January 1, 2010 · Filed Under Insights 

“Every choice moves us closer to or farther away from something. Where are your choices taking your life?” Eric Allenbaugh, Executive coach, author of “Wake Up Calls: You Don’t Have to Sleepwalk Your Way Through Your Life, Your Love, or Career.”

A little framed needlepoint that said one word: “YES”, hung opposite the toilet. Dozens of teenaged boys in recovery from drugs and alcohol addictions studied it throughout the year they were guests of the “mom” whose apartment it was.

Each boy was a client in a youth drug rehabilitation center. Each called the “tough love”-trained host “Mom” and joined her each evening for dinner, discussions and sleep. One boy left the bathroom particularly confused. He said, “Mom, what does that mean, that ‘Yes’ on the wall?”

She smiled and replied, “It means ‘Yes’ to life.”

“Huh”? That evening’s four boys said, “huh?” What does THAT mean?

“What does “Yes” mean to you?,” their volunteer Mom asked as they settled into their seats around the kitchen table. Each boy, from 13 to 15, puzzled the meaning of the “Yes”. Finally, Tom, a bright punk rocker said, “Hey, I got it.
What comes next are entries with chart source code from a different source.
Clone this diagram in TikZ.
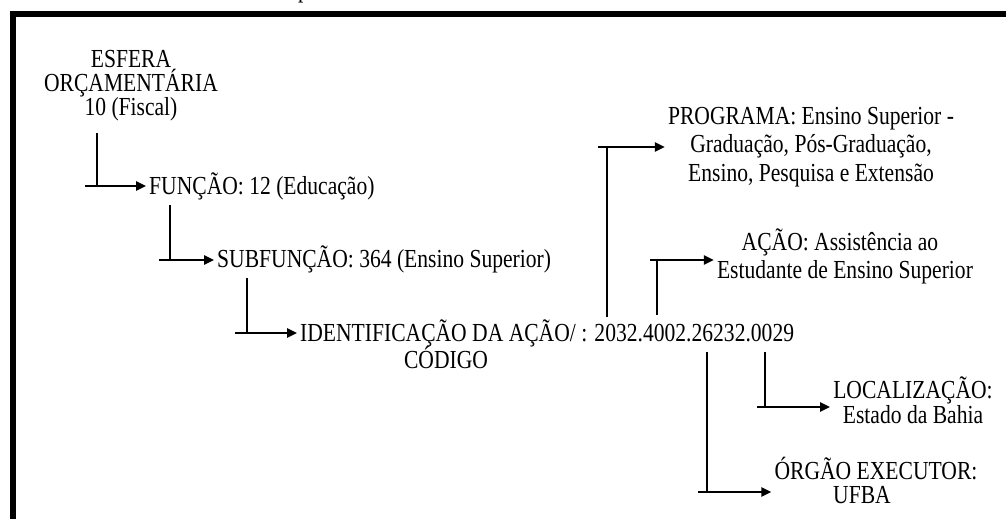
\documentclass[tikz,border=0pt]{standalone}
\usepackage{fontspec}
\setmainfont[FakeStretch=0.83]{Liberation Serif}
\usetikzlibrary{arrows.meta}
\begin{document}
\begin{tikzpicture}[x=1pt,y=-1pt,
  txt/.style={inner sep=0pt,font=\fontsize{26}{26}\selectfont},
  wire/.style={line width=2.2pt},
  arr/.style={line width=2.4pt,-{Triangle[length=10pt,width=9pt]},shorten >=3pt}]
\useasboundingbox (0,0) rectangle (1006,519);
\clip (0,0) rectangle (1006,519);
% frame
\draw[line width=6pt] (1020,14) -- (13,14) -- (13,540);
\node[txt,anchor=base west] (cap) at (298,-2.7) {p};
% texts
\node[txt,anchor=base] (esf1) at (131,67) {ESFERA};
\node[txt,anchor=base] (esf2) at (131,91) {ORÇAMENTÁRIA};
\node[txt,anchor=base] (esf3) at (131,115) {10 (Fiscal)};
\node[txt,anchor=base west] (funcao) at (149,194) {FUNÇÃO: 12 (Educação)};
\node[txt,anchor=base west] (subf) at (217,267) {SUBFUNÇÃO: 364 (Ensino Superior)};
\node[txt,anchor=base west] (ident) at (300,341) {IDENTIFICAÇÃO DA AÇÃO/ : 2032.4002.26232.0029};
\node[txt,anchor=base] (cod) at (446,368) {CÓDIGO};
\node[txt,anchor=base] (prog1) at (811,124) {PROGRAMA: Ensino Superior -};
\node[txt,anchor=base] (prog2) at (811,152) {Graduação, Pós-Graduação,};
\node[txt,anchor=base] (prog3) at (811,181) {Ensino, Pesquisa e Extensão};
\node[txt,anchor=base] (acao1) at (840,250) {AÇÃO: Assistência ao};
\node[txt,anchor=base] (acao2) at (845,278) {Estudante de Ensino Superior};
\node[txt,anchor=base] (loc1) at (913,398) {LOCALIZAÇÃO:};
\node[txt,anchor=base] (loc2) at (913,423) {Estado da Bahia};
\node[txt,anchor=base] (org1) at (876,479) {ÓRGÃO EXECUTOR:};
\node[txt,anchor=base] (org2) at (862,503) {UFBA};
% connector coordinates
\coordinate (t1) at (97,133);  \coordinate (s1) at (85,186);
\coordinate (t2) at (170,205); \coordinate (s2) at (159,260);
\coordinate (t3) at (247,278); \coordinate (s3) at (235,333);
\coordinate (t4) at (607,317); \coordinate (s4) at (598,147);
\coordinate (t5) at (657,315); \coordinate (s5) at (650,260);
\coordinate (t6) at (765,352); \coordinate (s6) at (757,407);
\coordinate (t7) at (707,352); \coordinate (s7) at (698,492);
% connectors
\draw[wire] (t1) -- (t1 |- s1);
\draw[arr] (s1) -- (s1 -| funcao.west);
\draw[wire] (t2) -- (t2 |- s2);
\draw[arr] (s2) -- (s2 -| subf.west);
\draw[wire] (t3) -- (t3 |- s3);
\draw[arr] (s3) -- (s3 -| ident.west);
\draw[wire] (t4) -- (t4 |- s4);
\draw[arr] (s4) -- (s4 -| prog1.west);
\draw[wire] (t5) -- (t5 |- s5);
\draw[arr] (s5) -- (s5 -| acao2.west);
\draw[wire] (t6) -- (t6 |- s6);
\draw[arr] (s6) -- (s6 -| loc1.west);
\draw[wire] (t7) -- (t7 |- s7);
\draw[arr] (s7) -- (s7 -| org1.west);
\end{tikzpicture}
\end{document}
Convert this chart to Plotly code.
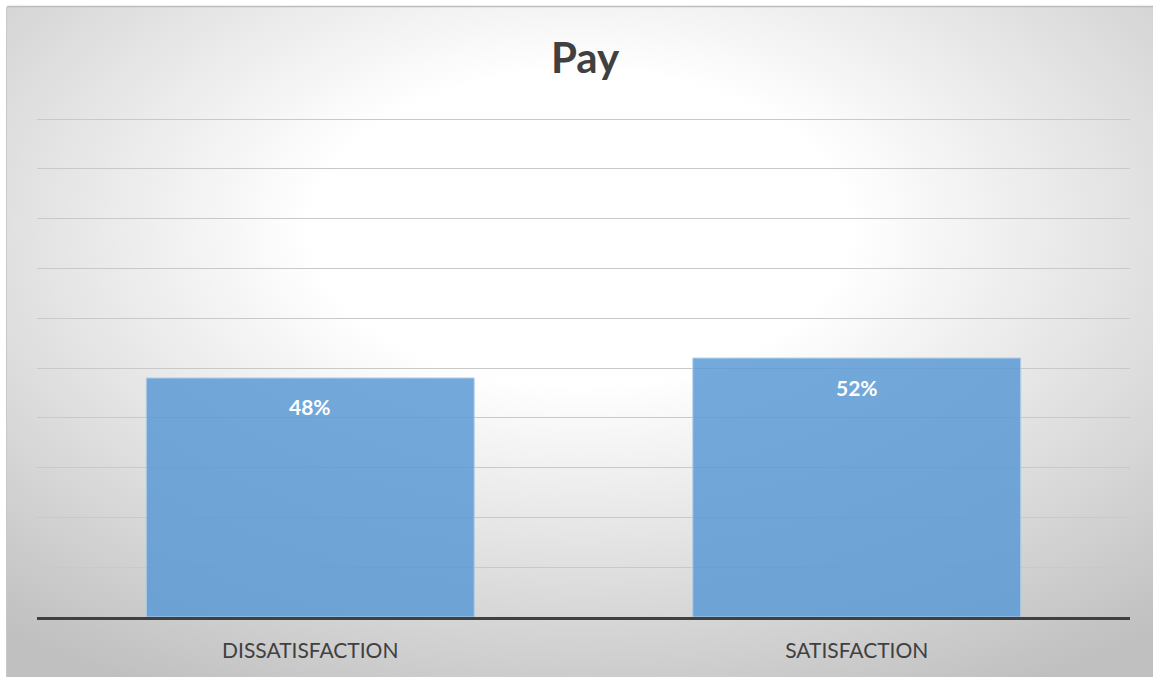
import base64
import plotly.graph_objects as go

# Survey result for the "Pay" item
categories = ["DISSATISFACTION", "SATISFACTION"]
shares = [0.48, 0.52]
title_text = "Pay"

W, H = 1153, 677
L, R, T, B = 37, 23, 113, 60
plot_w = W - L - R
plot_h = H - T - B
# axis headroom so the 100 % gridline sits just below the plot edge
unit_h = 498
y_top = plot_h / unit_h

# Soft radial backdrop (white centre fading to grey edges)
svg = (
    '<svg xmlns="http://www.w3.org/2000/svg" width="1146" height="670" '
    'preserveAspectRatio="none" viewBox="0 0 1146 670">'
    '<defs><radialGradient id="g" cx="0.5" cy="0.33" r="0.78">'
    '<stop offset="0" stop-color="#ffffff"/>'
    '<stop offset="0.3" stop-color="#ffffff"/>'
    '<stop offset="1" stop-color="#c0c0c0"/>'
    '</radialGradient></defs>'
    '<rect width="1146" height="670" fill="url(#g)"/></svg>'
)
bg_uri = "data:image/svg+xml;base64," + base64.b64encode(svg.encode()).decode()


def px_x(p):
    return (p - L) / plot_w


def px_y(p):
    return (H - B - p) / plot_h


fig = go.Figure()
fig.add_trace(
    go.Bar(
        x=categories,
        y=shares,
        marker=dict(color="#5b9bd5", opacity=0.85,
                    line=dict(color="#a9cbea", width=1)),
        hoverinfo="skip",
    )
)

for c, v in zip(categories, shares):
    fig.add_annotation(
        x=c, y=v, text=f"<b>{v:.0%}</b>", showarrow=False,
        yshift=-29, font=dict(family="Lato", size=21, color="#ffffff"),
    )

fig.update_layout(
    width=W, height=H,
    margin=dict(l=L, r=R, t=T, b=B, pad=0),
    paper_bgcolor="#ffffff",
    plot_bgcolor="rgba(0,0,0,0)",
    bargap=0.4,
    showlegend=False,
    title=dict(
        text=f"<b>{title_text}</b>", x=585 / W, xanchor="center",
        y=1 - 58 / H, yanchor="middle",
        font=dict(family="Lato", size=42, color="#404040"),
    ),
    images=[dict(
        source=bg_uri, xref="paper", yref="paper",
        x=px_x(7), y=px_y(7), sizex=(W - 7) / plot_w, sizey=(H - 7) / plot_h,
        xanchor="left", yanchor="top", sizing="stretch", layer="below",
    )],
    shapes=[
        dict(type="line", xref="paper", yref="paper",
             x0=px_x(7), x1=px_x(W), y0=px_y(6.5), y1=px_y(6.5),
             line=dict(color="#bdbdbd", width=1.5)),
        dict(type="line", xref="paper", yref="paper",
             x0=px_x(6.5), x1=px_x(6.5), y0=px_y(7), y1=px_y(H),
             line=dict(color="#c8c8c8", width=1)),
    ],
    xaxis=dict(
        showgrid=False, showline=True, linecolor="#404040", linewidth=3,
        ticks="", tickfont=dict(family="Lato", size=21, color="#404040"),
        ticklabelstandoff=13, zeroline=False,
    ),
    yaxis=dict(
        range=[0, y_top], tickvals=[i / 10 for i in range(11)],
        showticklabels=False, showgrid=True,
        gridcolor="#c9c9c9", gridwidth=1, zeroline=False, showline=False,
    ),
)

fig.write_html("out.html")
It means saying yes to living right – like getting straight. Is that right, Mom?”

Skippy, a beach kid from Florida said, “I think it means wanting to really live it up. Right, Mom?”

Roy, who imagined himself a tough Brooklyn street kid, but in fact, was as sensitive as honeysuckle, said “Nah, it’s a head game. She just wants us to think about what we want after we get out of Starlight (false name). Izzat it, Mom?”

Mom smiled. “It means all of those things and more. But if you could say yes to one thing you want in life and that would help make it happen, what would you say “Yes” to?” And the evening rap session began. . .

Meditation for the Day

What is the most important “Yes” you have ever said? Were you glad? Were you sorry? In order to say yes to the best, you need to be prepared to say no to the merely convenient or the expedient.

Action for the Day

This week, I’ll give thought to the consequences of any “yes” I give and not give it only because it’s the easy or expedient path. Instead, I’ll consider this before I give my “yes”: Do I want to live with the consequences of my “yes”?